___ DATA PROVIDED

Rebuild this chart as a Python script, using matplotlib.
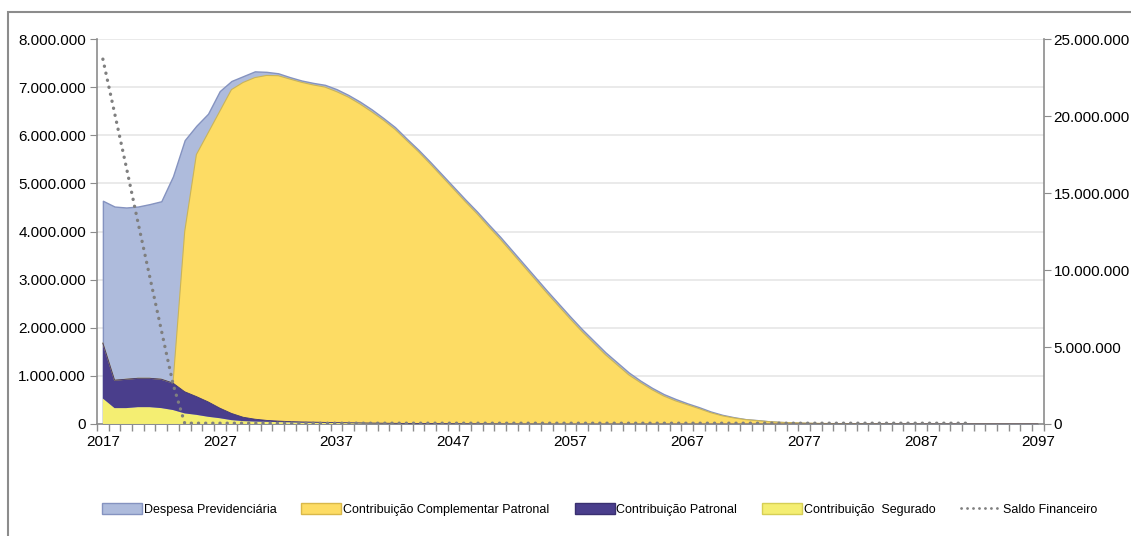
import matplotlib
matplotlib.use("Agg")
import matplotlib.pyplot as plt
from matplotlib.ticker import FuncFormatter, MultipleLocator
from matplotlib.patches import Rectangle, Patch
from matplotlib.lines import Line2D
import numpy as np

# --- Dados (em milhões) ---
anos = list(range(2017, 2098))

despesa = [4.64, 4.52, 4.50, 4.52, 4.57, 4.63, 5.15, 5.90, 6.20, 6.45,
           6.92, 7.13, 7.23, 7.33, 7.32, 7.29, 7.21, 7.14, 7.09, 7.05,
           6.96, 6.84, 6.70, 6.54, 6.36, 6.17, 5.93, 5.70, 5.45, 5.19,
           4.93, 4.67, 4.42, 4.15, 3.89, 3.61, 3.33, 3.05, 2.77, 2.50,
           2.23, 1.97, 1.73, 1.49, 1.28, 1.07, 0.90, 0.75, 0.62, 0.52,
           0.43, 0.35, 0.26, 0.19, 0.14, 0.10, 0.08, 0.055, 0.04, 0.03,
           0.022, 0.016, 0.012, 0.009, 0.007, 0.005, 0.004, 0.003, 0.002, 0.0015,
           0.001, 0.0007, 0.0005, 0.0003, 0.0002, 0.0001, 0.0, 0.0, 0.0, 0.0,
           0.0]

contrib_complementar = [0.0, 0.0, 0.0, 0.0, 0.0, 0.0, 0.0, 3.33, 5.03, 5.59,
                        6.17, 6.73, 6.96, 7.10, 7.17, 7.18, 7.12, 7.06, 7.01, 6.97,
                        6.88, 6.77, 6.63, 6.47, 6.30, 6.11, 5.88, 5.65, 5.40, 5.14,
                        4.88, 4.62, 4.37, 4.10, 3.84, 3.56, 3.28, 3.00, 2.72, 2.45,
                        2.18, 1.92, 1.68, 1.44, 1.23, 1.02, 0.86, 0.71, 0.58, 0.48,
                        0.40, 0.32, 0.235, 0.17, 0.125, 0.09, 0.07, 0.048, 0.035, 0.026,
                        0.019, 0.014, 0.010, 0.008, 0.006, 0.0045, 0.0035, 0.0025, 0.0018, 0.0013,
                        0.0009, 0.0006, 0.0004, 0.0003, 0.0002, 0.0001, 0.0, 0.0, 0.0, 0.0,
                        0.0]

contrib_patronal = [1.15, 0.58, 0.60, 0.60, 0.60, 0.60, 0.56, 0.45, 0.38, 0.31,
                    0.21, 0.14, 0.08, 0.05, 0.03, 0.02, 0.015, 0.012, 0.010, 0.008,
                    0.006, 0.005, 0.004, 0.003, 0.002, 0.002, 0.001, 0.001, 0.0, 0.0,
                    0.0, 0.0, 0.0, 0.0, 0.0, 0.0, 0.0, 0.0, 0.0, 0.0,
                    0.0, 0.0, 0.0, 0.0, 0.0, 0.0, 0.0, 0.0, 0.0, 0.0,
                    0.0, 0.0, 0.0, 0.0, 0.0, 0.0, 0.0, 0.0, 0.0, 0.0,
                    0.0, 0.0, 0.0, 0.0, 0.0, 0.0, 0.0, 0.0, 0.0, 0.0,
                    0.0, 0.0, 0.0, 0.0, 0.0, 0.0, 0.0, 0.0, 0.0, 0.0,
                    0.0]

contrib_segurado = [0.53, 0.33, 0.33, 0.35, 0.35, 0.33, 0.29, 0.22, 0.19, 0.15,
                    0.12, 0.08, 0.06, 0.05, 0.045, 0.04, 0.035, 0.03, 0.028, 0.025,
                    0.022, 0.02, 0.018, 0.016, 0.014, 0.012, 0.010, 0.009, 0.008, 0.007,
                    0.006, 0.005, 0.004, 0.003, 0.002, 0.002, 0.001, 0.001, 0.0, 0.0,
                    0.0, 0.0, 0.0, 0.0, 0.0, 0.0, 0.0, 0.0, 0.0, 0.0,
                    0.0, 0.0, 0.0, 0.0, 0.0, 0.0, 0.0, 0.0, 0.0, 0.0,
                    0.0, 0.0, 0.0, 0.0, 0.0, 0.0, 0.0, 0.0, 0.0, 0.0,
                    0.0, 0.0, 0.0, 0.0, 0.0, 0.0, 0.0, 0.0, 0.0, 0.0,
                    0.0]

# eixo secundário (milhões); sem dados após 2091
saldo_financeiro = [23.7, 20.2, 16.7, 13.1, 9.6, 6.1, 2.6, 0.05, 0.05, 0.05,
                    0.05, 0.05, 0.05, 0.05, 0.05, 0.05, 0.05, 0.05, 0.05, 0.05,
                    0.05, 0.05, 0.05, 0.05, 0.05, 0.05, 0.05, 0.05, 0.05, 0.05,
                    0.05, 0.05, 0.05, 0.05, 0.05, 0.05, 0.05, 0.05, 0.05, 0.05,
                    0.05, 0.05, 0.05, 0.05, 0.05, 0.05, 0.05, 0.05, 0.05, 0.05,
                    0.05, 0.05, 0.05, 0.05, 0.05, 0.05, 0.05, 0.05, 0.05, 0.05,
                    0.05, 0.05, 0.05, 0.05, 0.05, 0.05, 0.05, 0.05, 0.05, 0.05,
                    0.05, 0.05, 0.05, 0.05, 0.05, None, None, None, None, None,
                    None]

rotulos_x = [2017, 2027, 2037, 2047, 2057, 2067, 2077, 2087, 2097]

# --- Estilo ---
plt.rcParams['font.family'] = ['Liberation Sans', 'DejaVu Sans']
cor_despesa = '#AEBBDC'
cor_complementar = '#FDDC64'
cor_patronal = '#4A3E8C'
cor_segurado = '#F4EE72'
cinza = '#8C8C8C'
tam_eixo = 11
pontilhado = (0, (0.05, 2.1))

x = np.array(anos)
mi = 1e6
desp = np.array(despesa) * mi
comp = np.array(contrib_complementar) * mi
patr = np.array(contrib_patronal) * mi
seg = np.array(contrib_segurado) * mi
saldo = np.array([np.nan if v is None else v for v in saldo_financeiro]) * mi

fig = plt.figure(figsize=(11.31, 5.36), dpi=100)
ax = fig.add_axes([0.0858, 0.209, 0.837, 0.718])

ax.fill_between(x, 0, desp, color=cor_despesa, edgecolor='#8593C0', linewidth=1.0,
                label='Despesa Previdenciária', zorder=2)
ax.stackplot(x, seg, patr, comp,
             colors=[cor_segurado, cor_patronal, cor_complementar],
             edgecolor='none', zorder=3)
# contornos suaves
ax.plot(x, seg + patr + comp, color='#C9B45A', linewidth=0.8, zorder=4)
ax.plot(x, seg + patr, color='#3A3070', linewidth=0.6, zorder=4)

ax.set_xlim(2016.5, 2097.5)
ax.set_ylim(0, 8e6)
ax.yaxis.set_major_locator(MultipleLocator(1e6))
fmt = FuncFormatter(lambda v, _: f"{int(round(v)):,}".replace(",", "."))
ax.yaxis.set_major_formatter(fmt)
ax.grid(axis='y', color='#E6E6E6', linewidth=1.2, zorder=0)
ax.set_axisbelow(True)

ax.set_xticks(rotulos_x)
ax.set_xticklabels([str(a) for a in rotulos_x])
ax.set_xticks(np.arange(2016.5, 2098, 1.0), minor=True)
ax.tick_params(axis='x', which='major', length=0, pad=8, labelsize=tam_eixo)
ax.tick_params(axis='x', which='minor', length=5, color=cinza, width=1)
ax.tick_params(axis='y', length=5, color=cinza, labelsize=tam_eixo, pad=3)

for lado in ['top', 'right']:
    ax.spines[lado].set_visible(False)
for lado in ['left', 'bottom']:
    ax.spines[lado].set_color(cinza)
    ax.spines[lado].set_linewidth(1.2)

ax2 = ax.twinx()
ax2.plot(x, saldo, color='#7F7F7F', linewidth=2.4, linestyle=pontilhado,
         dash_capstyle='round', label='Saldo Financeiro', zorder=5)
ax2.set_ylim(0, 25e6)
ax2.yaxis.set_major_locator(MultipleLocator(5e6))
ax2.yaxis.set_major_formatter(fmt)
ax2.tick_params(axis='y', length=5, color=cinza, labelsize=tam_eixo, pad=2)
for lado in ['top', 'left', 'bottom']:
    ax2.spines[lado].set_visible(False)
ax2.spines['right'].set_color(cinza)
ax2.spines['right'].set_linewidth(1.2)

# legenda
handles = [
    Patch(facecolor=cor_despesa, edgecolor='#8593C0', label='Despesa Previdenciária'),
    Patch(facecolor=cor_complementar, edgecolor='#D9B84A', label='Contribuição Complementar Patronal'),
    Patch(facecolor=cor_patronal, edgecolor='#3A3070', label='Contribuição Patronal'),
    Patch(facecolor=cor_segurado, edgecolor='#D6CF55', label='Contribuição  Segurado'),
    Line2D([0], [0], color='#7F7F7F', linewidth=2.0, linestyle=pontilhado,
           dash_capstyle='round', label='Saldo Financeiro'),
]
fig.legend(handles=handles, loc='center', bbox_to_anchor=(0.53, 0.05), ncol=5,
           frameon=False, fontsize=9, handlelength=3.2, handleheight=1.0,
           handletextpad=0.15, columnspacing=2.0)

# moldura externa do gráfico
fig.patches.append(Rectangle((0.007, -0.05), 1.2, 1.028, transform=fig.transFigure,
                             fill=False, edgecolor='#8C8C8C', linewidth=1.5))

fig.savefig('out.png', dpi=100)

______

EXERCISE BRIEF:
Leave the pictures out and please restate exactly the lines running from the start of the material through the one with "import numpy as np".

RESULT OF THE TASK:
Rebuild this chart as a Python script, using matplotlib.
import matplotlib
matplotlib.use("Agg")
import matplotlib.pyplot as plt
from matplotlib.ticker import FuncFormatter, MultipleLocator
from matplotlib.patches import Rectangle, Patch
from matplotlib.lines import Line2D
import numpy as np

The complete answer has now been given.